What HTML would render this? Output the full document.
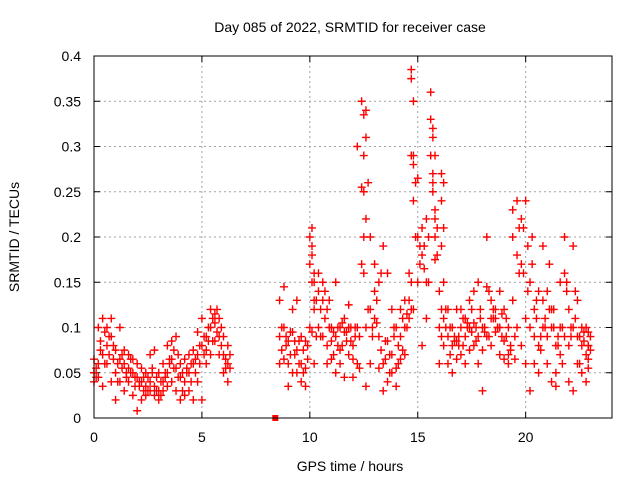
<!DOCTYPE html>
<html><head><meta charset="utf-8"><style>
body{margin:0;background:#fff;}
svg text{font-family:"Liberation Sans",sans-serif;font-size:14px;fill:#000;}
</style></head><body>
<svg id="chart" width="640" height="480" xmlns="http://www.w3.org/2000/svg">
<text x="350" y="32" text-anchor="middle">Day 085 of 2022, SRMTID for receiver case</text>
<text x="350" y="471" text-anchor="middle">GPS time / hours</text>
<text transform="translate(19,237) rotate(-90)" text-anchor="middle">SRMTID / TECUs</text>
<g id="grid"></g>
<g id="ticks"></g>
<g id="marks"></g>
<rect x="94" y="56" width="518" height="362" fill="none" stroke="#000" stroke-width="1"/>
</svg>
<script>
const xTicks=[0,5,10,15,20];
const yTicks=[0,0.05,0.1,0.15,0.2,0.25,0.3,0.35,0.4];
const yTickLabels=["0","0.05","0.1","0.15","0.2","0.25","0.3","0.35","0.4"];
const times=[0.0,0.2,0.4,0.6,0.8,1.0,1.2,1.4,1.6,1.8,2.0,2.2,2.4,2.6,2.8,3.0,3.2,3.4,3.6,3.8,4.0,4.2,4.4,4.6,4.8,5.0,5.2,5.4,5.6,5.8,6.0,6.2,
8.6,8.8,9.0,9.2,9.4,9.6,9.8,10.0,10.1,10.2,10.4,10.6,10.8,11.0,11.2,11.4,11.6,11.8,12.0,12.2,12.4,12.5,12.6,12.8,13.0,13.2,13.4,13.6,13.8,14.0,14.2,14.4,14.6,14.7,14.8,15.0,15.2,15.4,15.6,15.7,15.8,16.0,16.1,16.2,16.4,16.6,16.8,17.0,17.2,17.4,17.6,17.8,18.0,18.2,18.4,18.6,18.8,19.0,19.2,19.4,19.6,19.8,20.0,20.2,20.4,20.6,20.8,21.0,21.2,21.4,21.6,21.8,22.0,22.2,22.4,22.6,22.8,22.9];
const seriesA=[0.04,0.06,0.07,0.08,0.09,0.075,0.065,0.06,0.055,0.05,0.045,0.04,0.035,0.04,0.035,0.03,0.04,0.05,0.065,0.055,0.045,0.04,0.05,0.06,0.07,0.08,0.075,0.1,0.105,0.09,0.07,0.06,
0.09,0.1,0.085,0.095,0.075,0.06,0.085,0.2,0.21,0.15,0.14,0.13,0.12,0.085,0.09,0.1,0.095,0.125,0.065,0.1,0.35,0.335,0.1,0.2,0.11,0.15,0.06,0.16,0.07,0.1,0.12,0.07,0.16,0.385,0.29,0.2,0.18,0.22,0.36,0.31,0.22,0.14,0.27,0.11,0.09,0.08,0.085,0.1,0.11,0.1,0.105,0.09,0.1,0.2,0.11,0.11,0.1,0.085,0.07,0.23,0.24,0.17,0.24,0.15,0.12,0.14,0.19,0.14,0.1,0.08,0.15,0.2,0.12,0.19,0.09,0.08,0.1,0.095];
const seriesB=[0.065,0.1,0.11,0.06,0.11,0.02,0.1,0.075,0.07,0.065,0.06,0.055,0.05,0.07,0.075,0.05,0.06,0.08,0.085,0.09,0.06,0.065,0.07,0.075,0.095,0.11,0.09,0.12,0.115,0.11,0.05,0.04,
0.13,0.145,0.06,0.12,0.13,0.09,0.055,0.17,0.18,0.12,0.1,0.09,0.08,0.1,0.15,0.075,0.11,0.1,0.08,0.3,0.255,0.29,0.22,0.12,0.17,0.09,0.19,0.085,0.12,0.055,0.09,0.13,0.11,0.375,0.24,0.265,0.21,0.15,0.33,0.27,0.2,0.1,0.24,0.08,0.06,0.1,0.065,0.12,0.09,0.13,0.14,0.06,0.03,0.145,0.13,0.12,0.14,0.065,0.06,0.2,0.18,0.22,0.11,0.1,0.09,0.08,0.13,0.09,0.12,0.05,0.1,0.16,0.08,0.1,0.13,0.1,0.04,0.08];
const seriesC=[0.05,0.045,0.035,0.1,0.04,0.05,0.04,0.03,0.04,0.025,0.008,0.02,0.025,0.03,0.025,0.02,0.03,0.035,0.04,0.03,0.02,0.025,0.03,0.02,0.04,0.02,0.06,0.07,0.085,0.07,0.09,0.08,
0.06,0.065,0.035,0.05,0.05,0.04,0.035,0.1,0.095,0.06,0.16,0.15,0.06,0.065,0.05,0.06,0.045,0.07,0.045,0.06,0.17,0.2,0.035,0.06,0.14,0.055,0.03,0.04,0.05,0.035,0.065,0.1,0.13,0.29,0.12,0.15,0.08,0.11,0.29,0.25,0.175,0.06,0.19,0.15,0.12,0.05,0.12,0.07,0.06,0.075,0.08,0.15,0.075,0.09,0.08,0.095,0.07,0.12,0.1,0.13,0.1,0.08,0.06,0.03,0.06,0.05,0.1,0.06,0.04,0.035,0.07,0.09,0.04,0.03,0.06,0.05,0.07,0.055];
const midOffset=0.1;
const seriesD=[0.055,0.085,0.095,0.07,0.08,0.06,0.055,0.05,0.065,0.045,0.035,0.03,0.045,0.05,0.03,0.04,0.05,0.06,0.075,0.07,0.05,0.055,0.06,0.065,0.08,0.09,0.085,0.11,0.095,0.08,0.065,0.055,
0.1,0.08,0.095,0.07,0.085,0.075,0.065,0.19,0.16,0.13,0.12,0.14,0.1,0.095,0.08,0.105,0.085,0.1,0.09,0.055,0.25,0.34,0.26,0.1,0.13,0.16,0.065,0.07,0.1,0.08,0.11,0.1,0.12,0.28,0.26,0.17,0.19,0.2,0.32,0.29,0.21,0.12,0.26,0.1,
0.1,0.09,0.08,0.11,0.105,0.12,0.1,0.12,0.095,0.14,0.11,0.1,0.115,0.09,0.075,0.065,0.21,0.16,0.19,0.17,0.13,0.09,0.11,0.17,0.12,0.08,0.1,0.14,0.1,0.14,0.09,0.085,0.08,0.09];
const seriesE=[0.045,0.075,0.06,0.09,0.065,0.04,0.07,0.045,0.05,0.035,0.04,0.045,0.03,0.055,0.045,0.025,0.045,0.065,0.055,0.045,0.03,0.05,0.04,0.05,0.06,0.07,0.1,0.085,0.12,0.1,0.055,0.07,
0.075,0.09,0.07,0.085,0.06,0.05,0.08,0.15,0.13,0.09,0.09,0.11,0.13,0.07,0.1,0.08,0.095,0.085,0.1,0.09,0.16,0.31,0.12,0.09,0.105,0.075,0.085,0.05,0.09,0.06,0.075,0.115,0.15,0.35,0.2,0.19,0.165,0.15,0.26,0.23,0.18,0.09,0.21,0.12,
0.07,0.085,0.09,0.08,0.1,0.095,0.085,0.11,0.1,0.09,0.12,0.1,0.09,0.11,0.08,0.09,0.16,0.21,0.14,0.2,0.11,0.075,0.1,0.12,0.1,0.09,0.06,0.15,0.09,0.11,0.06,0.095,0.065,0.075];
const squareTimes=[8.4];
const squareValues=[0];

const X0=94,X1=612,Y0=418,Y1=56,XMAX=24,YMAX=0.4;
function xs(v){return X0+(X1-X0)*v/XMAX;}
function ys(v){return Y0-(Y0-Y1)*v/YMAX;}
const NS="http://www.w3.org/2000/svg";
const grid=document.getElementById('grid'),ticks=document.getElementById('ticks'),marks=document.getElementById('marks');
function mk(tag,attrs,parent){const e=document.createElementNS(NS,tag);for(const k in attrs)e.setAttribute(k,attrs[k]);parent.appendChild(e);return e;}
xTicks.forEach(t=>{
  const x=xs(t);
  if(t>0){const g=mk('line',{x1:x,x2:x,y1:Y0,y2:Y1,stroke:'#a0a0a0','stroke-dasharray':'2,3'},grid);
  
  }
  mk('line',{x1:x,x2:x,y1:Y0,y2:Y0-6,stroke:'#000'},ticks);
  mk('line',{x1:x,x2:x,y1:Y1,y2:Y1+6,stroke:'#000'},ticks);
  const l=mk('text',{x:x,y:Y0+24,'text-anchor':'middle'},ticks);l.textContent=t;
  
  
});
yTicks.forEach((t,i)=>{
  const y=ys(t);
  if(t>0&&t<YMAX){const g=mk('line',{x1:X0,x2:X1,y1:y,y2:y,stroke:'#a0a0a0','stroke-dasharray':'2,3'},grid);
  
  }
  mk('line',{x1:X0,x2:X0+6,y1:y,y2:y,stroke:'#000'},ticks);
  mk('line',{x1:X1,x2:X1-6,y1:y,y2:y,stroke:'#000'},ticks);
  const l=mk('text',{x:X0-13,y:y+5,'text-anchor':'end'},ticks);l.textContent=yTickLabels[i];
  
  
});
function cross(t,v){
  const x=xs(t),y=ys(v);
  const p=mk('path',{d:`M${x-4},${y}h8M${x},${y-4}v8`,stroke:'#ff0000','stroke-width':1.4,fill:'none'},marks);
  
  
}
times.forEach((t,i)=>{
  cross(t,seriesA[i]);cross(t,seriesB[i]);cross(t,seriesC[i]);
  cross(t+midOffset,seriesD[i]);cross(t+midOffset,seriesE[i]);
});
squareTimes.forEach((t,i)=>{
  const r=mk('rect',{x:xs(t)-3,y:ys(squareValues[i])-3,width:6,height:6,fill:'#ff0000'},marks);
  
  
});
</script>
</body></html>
═══
Pull out each line holding the string "document".

What HTML would render this? Output the full document.
const grid=document.getElementById('grid'),ticks=document.getElementById('ticks'),marks=document.getElementById('marks');
function mk(tag,attrs,parent){const e=document.createElementNS(NS,tag);for(const k in attrs)e.setAttribute(k,attrs[k]);parent.appendChild(e);return e;}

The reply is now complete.